Impacting Farming on a Global Scale

Manual harvest.  (photo: Simon Allen)

Manual harvest. (photo: Simon Allen)

When the Farmwave web app went live a few months ago, we were encouraged at the amount of response it got from locations around the world. We saw activity everywhere from India to Australia, from Brazil to Uzbekistan, from South Africa to France. Growers were trying out the communications platform and taking the smart tools for a spin.

As we continue to expand our database of diseases in crops like corn, soy and wheat, we have seen growers begin to adopt Farmwave as a tool to check on crop anomalies. These findings can then be privately shared with other growers in their region on the platform to warn them or draw on their expertise for treatment solutions.

Monitoring crops in Uganda.  (photo: Charles Nambasi)

Monitoring crops in Uganda. (photo: Charles Nambasi)

This week we are finishing our French translation of the app, making it easier for francophones to utilize the smart tools. More translations will follow.

Given the diverse range of agricultural styles across the globe, our image analysis development continues to be a benefit for farmers at every growing stage. With tools such as kernel counting they can quickly estimate yield potential.

Equipped with only a smart phone, farmers can scout their crops while offline, and upload the imagery for analysis once they are back in range.

Monitoring grain loss at harvest allows growers to take steps to minimize waste.
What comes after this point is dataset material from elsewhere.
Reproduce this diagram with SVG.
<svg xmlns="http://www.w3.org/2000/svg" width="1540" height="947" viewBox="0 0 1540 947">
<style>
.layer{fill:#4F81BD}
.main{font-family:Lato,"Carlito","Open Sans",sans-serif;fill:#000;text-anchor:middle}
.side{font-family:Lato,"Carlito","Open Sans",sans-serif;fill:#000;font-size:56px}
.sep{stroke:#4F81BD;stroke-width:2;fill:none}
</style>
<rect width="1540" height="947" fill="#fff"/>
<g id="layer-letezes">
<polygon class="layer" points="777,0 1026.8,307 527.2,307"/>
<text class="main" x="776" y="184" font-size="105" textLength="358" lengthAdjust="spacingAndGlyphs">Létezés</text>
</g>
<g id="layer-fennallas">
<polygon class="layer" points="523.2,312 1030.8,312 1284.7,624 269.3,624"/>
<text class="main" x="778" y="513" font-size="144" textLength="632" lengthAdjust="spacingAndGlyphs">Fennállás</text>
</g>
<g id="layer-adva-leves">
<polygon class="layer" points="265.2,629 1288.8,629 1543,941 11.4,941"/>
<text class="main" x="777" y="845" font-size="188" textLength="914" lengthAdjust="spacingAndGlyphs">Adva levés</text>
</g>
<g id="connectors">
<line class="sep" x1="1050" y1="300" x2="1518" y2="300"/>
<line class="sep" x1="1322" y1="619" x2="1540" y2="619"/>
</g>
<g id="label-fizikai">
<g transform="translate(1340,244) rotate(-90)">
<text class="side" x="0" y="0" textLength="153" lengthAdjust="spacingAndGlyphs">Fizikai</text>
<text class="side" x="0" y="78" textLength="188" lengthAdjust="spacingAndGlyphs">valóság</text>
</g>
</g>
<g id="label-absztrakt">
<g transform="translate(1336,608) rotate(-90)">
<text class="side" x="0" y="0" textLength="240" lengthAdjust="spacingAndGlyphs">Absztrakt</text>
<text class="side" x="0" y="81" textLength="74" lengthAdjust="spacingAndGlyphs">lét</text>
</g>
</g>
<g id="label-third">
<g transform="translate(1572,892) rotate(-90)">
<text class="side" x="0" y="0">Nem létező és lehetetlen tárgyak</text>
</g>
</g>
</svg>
Simplifying measurements reduces their economic loss.

meeting-83519_1920b.jpg

In October, along with stops in California and France, Farmwave will be presenting our innovations in ground truthing to representatives at the United Nations Conference Centre & African Union as part of the 2019 Grand Challenges Annual Meeting in Addis Ababa, Ethiopia.

We are honored to be able to share the technology of Farmwave with a global audience as we look at non-traditional data collection for better analytics. We’ll also be participating in a joint session on crop production analytics at scale, discussing the training of data collection for pest and disease surveillance and epidemiology.